▶ **Written request**
Report the number of lines in the entries below that include the word "this", and nothing else.

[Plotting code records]
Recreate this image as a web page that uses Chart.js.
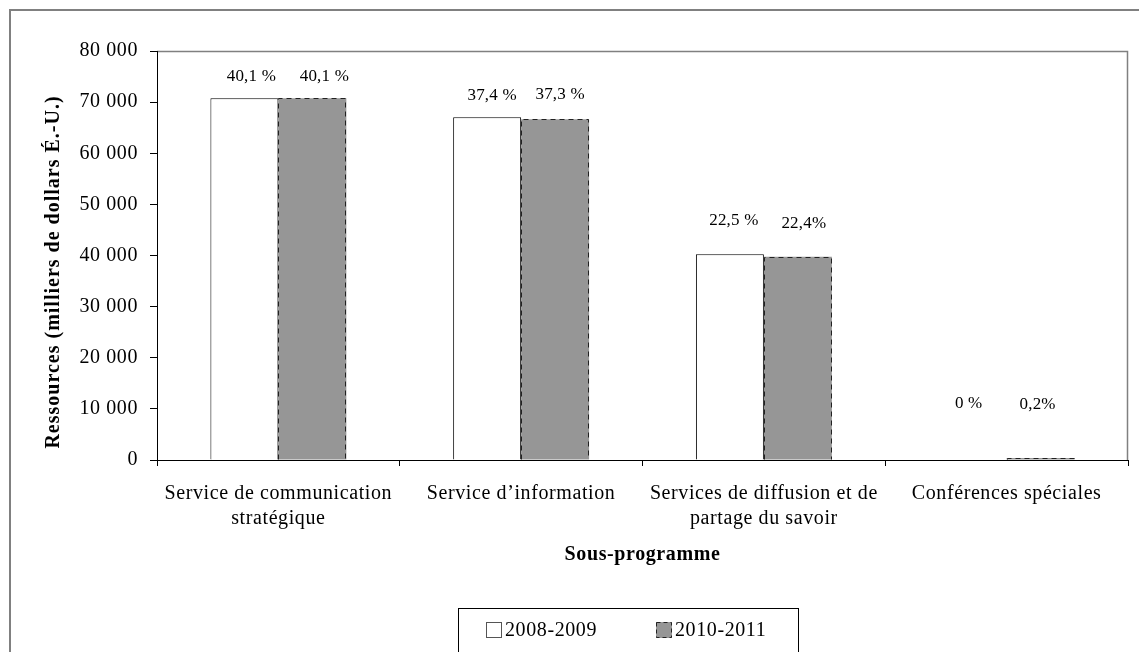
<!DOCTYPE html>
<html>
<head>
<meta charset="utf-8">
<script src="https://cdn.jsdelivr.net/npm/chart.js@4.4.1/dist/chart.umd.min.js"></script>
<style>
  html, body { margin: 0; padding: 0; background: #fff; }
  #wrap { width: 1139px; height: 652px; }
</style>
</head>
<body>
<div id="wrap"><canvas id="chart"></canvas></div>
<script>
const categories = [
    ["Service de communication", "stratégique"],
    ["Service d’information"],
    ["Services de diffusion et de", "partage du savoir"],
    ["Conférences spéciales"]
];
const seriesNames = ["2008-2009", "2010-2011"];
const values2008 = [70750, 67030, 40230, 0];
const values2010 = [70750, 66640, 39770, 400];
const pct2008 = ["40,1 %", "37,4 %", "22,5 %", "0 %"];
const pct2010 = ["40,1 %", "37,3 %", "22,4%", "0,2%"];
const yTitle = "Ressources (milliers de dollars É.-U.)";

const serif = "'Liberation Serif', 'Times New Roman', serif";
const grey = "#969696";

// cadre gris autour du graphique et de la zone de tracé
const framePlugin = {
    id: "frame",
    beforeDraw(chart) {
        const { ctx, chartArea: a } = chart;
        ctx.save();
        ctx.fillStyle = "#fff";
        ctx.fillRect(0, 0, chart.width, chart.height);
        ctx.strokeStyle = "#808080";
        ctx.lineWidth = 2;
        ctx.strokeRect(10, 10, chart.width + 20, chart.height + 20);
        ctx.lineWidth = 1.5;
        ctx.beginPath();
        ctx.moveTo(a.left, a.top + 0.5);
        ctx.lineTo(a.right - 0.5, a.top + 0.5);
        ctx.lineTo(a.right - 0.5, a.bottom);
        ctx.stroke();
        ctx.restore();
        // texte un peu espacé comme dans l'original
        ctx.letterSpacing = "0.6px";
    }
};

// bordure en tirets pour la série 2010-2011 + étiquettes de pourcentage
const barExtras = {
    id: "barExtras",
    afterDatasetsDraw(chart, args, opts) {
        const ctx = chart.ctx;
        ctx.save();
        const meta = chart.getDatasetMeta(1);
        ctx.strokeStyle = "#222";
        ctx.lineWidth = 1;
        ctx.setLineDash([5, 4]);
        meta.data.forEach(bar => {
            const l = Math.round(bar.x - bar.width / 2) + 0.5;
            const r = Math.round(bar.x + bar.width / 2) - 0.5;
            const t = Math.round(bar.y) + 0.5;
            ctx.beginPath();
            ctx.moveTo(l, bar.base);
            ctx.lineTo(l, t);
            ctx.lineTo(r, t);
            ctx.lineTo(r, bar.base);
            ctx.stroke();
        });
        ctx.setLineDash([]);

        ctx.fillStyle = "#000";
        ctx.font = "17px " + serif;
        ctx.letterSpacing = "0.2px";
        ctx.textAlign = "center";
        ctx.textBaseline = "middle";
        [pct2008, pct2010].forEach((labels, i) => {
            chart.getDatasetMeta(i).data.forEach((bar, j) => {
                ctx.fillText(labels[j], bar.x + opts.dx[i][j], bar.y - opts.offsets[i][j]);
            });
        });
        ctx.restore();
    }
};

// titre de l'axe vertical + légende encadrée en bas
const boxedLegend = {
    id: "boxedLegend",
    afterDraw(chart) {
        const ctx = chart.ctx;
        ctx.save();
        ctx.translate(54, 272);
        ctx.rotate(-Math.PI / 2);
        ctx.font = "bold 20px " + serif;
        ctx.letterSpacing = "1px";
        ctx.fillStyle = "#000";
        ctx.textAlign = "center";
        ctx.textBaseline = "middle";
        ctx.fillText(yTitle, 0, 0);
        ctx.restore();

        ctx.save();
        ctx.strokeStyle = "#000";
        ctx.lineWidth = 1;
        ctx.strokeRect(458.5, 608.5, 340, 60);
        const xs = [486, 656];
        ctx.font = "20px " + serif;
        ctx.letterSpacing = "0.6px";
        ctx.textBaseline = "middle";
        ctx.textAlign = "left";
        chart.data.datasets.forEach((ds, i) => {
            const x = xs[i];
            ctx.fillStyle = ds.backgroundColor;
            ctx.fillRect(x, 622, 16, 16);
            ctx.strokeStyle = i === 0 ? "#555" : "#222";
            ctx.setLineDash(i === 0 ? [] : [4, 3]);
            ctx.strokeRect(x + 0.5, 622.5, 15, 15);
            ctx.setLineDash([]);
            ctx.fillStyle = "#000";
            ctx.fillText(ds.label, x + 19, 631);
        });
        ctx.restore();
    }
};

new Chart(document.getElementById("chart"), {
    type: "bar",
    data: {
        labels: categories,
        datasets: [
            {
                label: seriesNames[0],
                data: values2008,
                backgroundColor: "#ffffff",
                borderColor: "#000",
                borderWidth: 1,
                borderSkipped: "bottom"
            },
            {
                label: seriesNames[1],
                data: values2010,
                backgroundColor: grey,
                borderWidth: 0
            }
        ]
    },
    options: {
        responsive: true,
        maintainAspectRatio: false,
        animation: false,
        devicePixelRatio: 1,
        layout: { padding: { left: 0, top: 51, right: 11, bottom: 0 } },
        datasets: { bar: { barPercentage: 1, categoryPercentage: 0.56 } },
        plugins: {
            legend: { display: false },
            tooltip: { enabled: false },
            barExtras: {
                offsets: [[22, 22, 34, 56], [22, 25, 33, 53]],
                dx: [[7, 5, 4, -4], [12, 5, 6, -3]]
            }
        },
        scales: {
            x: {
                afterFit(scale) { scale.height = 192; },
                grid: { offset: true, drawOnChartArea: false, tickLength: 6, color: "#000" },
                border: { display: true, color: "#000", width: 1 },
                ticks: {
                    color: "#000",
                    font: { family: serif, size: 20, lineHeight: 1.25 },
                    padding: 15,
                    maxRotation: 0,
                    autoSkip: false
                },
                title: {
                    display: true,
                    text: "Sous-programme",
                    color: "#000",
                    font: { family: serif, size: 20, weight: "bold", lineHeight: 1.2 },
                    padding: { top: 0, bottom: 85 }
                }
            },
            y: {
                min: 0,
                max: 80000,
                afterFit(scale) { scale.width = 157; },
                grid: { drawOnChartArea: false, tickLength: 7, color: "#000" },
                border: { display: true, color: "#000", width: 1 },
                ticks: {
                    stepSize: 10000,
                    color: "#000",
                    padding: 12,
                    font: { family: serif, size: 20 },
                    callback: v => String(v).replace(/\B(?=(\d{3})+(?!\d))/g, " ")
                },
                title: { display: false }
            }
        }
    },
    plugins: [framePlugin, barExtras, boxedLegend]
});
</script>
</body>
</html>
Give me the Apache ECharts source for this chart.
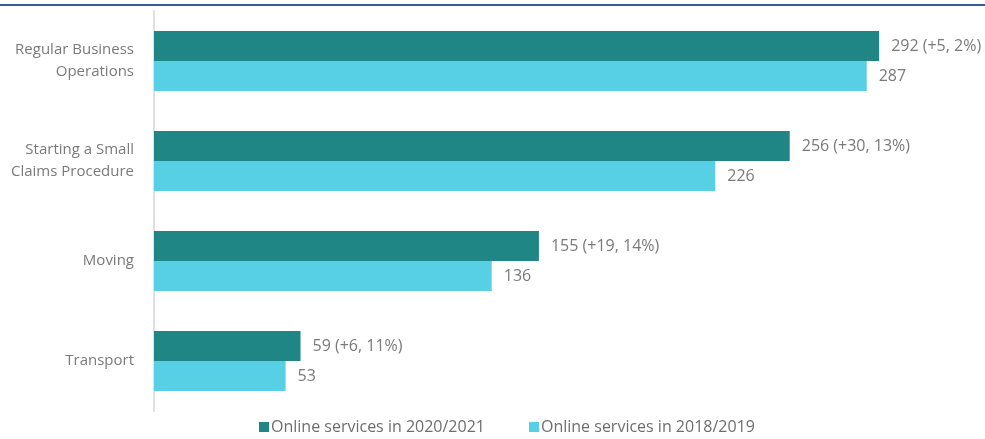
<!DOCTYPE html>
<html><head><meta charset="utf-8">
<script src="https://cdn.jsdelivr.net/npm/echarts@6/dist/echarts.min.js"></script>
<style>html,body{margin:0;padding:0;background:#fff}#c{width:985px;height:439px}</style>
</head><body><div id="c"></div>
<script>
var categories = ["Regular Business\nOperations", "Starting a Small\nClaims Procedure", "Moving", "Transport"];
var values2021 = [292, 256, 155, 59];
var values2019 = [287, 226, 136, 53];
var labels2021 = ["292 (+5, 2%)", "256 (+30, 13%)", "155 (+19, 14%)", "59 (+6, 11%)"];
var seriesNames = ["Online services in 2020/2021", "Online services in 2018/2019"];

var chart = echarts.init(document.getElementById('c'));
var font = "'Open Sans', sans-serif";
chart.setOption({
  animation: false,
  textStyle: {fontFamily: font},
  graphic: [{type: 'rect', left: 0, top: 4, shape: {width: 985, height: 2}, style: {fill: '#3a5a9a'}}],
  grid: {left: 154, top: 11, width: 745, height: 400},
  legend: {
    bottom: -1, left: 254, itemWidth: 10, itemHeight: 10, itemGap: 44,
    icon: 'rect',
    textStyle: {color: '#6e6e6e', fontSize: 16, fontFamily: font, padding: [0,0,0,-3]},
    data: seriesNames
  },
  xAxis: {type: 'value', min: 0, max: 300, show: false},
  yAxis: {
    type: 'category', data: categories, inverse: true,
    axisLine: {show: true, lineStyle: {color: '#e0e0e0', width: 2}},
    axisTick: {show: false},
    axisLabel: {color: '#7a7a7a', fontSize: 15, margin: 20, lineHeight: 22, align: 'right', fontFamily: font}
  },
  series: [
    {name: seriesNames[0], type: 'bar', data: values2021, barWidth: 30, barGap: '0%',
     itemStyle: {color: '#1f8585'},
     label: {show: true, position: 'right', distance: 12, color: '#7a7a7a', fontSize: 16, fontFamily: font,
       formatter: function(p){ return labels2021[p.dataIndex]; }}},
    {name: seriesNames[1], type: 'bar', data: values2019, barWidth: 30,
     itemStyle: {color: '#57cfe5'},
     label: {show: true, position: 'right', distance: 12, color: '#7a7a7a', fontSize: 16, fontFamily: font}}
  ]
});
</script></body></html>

▶ **Response**
2